Jusqu’à donner, en fin d’ouvrage, votre propre vision de la vie de Jésus. Pourquoi cette narration qui rompt avec le récit plus personnel de votre quête ?
Parce que je crois en Jésus-Christ ! Et même si 2 000 ans nous séparent de ses paroles, je voulais rassembler ces fragments que l’on a gardés de son passage, ces bouts d’Évangiles, qui sont comme des souvenirs de notre enfance que l’on garde précieusement face à la violence du monde. C’est pour cela que le titre de mon ouvrage est Fragments du paradis. Je souhaitais reconstituer le vécu de cette personne à travers mon imagination, une sorte de remémoration comme on le fait en revisitant la vie d’un arrière-grand-père. Je ne l’ai pas fait dans le but d’imposer alors ma vision du Christ, mais plutôt de retourner aux sources.
Vous offrez aussi de belles pages sur la prière, ou plutôt la difficulté de prier et de demander. Vous vous interrogez notamment : « Quelle serait ma prière s’il y avait un Dieu pour m’écouter ? » Je ne peux m’empêcher de vous poser moi aussi cette question…

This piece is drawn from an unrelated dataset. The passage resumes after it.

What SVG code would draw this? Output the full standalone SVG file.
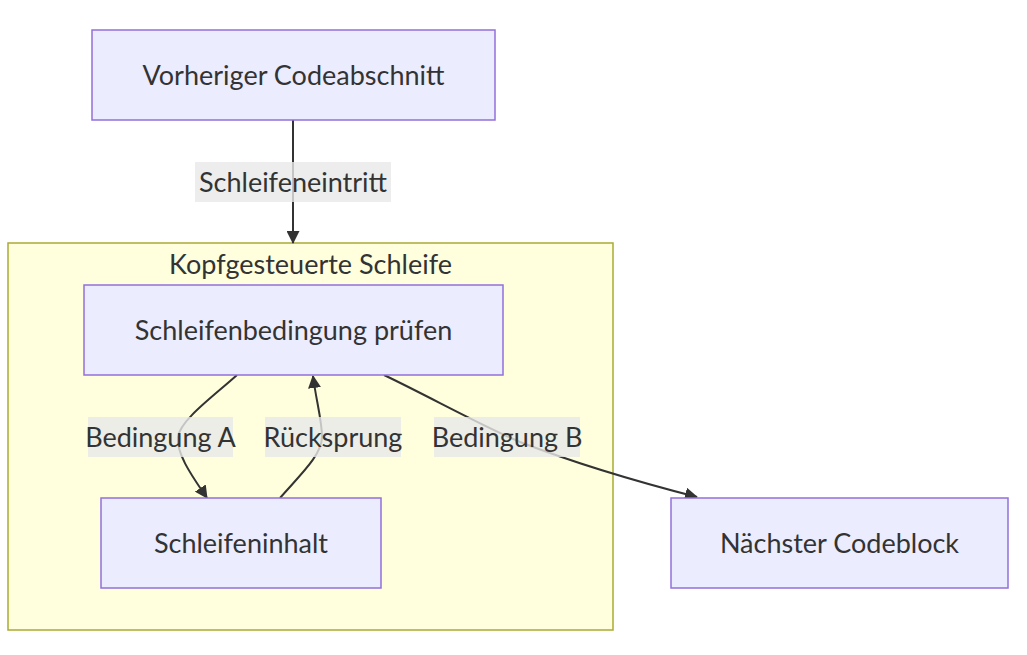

Je penserais à ceux que j’aime, à ceux qui vont mal et à tous les oubliés. J’ai grandi dans une famille oubliée de la culture et en marge de la société. Je garde ce souvenir d’où je viens et cela me mène à penser à tous ceux qui recherchent un sens dans la vie. J’espère que mon livre les accompagnera dans leur propre réflexion. Car je le leur dis : en réalité, on n’est jamais seul.